» TASK STATEMENT
Copy out all lines where "script" appears.

» DATASET RECORDS
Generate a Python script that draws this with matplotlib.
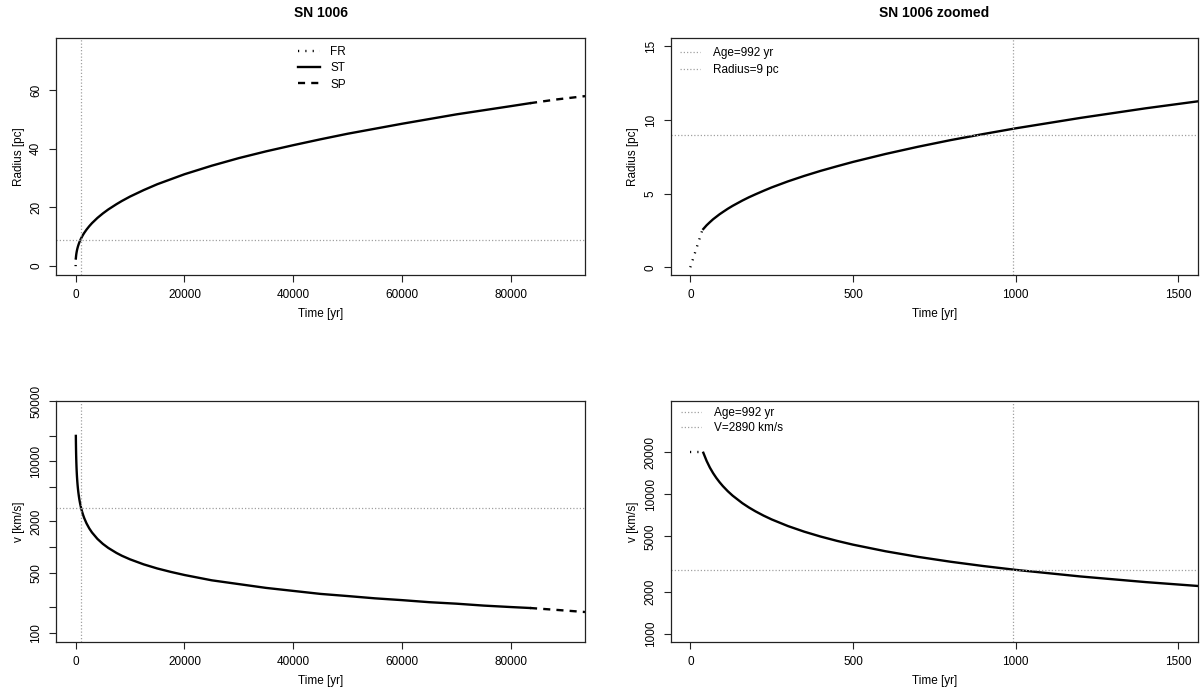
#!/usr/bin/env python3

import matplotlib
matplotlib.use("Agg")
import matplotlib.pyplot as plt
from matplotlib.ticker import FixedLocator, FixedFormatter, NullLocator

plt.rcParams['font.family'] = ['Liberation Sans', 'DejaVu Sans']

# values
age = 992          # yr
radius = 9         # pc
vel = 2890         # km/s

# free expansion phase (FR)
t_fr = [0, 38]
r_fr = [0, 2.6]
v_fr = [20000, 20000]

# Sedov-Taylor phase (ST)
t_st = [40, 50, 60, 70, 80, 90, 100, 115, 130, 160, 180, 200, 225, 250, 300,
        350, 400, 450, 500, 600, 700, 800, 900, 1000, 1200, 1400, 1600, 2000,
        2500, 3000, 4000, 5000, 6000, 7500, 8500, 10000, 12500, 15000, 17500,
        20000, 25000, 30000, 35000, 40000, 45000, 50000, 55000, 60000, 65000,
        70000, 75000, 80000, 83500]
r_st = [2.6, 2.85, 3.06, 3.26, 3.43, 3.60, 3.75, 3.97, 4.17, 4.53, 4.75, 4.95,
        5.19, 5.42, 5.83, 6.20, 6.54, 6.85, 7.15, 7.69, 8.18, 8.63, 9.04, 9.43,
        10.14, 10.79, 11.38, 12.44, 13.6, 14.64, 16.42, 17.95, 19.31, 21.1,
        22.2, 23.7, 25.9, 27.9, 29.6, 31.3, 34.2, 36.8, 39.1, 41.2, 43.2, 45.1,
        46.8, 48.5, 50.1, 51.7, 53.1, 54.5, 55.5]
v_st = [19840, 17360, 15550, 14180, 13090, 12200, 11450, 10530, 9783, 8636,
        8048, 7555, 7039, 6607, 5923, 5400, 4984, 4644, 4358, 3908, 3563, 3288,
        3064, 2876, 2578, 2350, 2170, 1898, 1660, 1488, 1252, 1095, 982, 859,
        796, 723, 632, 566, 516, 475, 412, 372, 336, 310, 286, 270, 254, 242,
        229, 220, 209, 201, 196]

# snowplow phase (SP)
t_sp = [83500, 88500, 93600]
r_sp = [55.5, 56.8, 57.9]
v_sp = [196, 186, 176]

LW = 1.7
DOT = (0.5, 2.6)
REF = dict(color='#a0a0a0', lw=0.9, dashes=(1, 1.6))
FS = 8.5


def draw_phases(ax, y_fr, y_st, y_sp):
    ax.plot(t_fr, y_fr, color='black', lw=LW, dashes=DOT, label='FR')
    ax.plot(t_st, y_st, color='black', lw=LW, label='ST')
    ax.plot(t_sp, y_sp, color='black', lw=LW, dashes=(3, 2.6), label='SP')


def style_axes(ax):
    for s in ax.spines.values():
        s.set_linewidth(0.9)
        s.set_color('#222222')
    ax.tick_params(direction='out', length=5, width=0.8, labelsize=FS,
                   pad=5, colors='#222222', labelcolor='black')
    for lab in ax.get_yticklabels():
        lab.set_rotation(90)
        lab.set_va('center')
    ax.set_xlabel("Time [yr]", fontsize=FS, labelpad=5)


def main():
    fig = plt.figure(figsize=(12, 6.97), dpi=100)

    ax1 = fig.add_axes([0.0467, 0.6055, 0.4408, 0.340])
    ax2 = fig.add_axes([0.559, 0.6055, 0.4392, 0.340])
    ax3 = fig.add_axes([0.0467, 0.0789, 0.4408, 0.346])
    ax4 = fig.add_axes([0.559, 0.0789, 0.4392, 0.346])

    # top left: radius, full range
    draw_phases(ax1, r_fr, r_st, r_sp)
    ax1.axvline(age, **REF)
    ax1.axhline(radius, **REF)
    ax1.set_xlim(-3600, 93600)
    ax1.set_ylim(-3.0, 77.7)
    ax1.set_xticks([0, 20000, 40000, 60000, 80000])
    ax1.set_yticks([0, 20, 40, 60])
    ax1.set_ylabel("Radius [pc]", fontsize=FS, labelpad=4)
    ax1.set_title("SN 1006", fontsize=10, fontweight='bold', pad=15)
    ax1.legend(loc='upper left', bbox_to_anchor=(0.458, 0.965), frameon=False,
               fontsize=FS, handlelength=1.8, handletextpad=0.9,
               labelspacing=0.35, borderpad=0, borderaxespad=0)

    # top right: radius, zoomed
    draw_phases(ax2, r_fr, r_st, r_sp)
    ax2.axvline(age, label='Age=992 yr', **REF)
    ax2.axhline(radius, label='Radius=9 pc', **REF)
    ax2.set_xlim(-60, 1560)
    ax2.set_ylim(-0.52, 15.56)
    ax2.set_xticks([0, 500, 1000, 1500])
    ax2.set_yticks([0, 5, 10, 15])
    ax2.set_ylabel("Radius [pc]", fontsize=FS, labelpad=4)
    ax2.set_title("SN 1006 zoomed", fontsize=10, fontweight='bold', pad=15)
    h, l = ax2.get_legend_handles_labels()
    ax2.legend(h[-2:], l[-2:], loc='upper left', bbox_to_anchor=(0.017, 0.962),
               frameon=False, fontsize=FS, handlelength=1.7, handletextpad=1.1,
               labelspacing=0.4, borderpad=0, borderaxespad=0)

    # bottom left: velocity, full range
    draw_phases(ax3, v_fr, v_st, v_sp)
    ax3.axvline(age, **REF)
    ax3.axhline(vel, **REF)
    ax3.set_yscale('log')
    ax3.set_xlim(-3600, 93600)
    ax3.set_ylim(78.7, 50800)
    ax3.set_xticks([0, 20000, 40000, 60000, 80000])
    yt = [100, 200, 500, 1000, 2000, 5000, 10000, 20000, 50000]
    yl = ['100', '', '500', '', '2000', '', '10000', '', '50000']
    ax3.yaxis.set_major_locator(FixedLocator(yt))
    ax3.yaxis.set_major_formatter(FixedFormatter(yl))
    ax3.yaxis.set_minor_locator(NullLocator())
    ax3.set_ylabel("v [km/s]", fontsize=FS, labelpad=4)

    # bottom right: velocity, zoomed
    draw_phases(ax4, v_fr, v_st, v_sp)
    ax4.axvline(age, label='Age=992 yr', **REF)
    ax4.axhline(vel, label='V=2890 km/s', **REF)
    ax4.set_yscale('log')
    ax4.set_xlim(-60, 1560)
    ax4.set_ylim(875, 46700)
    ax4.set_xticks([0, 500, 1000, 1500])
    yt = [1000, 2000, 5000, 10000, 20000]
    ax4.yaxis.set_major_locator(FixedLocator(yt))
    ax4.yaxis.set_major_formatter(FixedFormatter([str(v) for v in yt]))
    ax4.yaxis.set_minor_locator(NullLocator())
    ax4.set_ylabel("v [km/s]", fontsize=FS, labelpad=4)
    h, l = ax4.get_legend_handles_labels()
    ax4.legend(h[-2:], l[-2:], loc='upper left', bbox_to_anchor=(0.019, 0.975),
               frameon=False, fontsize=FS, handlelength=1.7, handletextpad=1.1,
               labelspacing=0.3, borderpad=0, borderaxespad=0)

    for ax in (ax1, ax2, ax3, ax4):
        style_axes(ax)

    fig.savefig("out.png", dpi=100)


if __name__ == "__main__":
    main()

==

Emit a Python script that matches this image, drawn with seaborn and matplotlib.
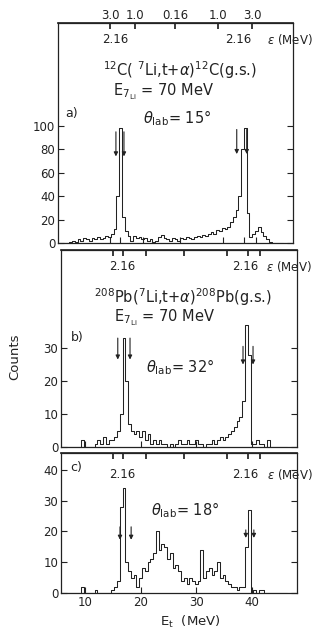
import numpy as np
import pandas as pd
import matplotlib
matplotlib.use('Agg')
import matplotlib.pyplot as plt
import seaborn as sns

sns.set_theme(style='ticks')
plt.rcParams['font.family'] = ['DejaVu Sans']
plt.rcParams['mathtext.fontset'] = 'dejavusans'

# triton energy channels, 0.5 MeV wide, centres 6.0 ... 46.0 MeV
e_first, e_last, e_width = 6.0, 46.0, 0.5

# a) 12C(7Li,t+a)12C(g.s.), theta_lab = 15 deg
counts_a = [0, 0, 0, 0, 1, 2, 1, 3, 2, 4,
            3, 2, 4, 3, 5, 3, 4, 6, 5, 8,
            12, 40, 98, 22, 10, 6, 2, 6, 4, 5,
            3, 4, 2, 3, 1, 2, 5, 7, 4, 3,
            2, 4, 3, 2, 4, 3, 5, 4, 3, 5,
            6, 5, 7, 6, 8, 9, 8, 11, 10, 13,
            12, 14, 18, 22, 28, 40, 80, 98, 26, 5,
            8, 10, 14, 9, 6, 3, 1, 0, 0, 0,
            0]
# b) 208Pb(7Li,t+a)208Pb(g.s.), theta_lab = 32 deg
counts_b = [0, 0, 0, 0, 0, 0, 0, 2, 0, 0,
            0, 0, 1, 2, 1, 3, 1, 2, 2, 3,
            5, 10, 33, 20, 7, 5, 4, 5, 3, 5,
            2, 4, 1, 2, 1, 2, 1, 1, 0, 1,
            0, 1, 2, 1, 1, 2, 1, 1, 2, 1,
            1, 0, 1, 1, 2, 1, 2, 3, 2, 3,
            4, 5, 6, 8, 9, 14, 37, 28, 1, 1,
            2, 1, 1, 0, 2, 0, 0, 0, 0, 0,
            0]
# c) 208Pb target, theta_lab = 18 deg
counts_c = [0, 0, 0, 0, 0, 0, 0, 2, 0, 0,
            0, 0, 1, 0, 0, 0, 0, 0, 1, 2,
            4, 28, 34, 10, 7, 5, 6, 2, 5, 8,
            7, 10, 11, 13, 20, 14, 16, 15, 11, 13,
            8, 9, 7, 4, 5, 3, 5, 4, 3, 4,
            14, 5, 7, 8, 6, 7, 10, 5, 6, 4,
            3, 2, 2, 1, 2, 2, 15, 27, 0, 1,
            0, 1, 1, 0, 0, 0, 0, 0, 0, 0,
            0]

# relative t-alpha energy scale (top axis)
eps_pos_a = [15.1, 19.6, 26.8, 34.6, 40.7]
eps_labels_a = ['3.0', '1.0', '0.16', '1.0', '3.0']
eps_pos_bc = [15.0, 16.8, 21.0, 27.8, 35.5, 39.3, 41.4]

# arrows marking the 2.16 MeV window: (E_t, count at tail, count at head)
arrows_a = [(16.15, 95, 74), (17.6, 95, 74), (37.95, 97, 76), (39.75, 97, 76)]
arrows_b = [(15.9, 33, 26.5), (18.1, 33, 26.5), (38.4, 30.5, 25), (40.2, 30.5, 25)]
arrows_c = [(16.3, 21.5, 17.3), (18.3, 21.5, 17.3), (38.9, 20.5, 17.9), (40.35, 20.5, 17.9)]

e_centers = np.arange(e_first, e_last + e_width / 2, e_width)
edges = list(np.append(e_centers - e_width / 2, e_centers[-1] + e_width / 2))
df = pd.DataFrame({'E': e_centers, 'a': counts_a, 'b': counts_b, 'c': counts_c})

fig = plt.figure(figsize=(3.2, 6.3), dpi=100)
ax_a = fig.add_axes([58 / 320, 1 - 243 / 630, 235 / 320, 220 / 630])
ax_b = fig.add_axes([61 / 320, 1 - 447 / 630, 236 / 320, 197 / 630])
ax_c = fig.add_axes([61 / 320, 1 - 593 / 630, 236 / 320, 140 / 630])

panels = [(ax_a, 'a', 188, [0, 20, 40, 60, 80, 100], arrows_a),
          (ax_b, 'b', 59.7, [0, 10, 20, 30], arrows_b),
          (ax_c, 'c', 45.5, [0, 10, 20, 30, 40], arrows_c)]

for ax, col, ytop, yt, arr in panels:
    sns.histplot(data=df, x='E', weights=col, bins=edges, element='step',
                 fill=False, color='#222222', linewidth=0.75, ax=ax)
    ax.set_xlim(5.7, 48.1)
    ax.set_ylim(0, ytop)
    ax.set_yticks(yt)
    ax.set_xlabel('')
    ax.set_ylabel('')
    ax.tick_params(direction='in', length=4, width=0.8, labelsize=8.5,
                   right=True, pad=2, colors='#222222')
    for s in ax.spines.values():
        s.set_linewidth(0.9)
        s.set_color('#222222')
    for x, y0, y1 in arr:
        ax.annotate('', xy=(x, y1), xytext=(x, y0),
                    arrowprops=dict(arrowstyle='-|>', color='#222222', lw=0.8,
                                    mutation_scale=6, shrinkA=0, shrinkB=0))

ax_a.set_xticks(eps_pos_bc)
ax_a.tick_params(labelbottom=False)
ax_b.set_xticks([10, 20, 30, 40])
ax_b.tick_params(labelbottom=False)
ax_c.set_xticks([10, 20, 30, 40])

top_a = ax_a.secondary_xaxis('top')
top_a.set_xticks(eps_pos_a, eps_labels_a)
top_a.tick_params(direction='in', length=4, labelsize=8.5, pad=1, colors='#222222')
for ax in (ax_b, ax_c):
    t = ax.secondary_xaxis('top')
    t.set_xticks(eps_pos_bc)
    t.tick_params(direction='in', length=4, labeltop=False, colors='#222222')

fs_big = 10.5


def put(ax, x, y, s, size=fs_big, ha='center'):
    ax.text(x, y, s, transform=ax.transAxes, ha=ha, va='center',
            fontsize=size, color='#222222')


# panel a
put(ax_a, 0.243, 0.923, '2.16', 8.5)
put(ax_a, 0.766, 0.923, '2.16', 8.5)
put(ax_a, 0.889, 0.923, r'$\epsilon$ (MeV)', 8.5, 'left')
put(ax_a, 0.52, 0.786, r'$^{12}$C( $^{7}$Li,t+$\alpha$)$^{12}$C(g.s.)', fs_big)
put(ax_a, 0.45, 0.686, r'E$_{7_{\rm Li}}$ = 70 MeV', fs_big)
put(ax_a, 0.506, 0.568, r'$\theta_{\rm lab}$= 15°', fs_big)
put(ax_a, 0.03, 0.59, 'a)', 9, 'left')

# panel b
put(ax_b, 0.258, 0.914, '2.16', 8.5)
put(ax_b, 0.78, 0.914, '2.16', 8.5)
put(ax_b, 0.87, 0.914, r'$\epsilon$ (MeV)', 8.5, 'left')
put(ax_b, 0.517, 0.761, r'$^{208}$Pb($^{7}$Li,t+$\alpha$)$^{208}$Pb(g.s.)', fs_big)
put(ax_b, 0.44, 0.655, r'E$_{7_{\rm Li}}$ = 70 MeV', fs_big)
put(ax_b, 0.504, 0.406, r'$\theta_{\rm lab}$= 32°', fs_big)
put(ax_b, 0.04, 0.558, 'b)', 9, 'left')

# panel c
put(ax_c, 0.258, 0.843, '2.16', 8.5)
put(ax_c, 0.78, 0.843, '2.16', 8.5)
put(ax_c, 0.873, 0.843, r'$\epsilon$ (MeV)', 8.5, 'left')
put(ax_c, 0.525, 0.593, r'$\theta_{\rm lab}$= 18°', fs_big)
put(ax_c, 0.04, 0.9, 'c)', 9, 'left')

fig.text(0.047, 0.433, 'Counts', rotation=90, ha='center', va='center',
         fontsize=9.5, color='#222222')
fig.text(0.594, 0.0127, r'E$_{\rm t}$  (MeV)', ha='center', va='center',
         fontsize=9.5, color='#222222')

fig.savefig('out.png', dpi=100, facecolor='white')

» ANSWER FOR THE TASK
Generate a Python script that draws this with matplotlib.
Emit a Python script that matches this image, drawn with seaborn and matplotlib.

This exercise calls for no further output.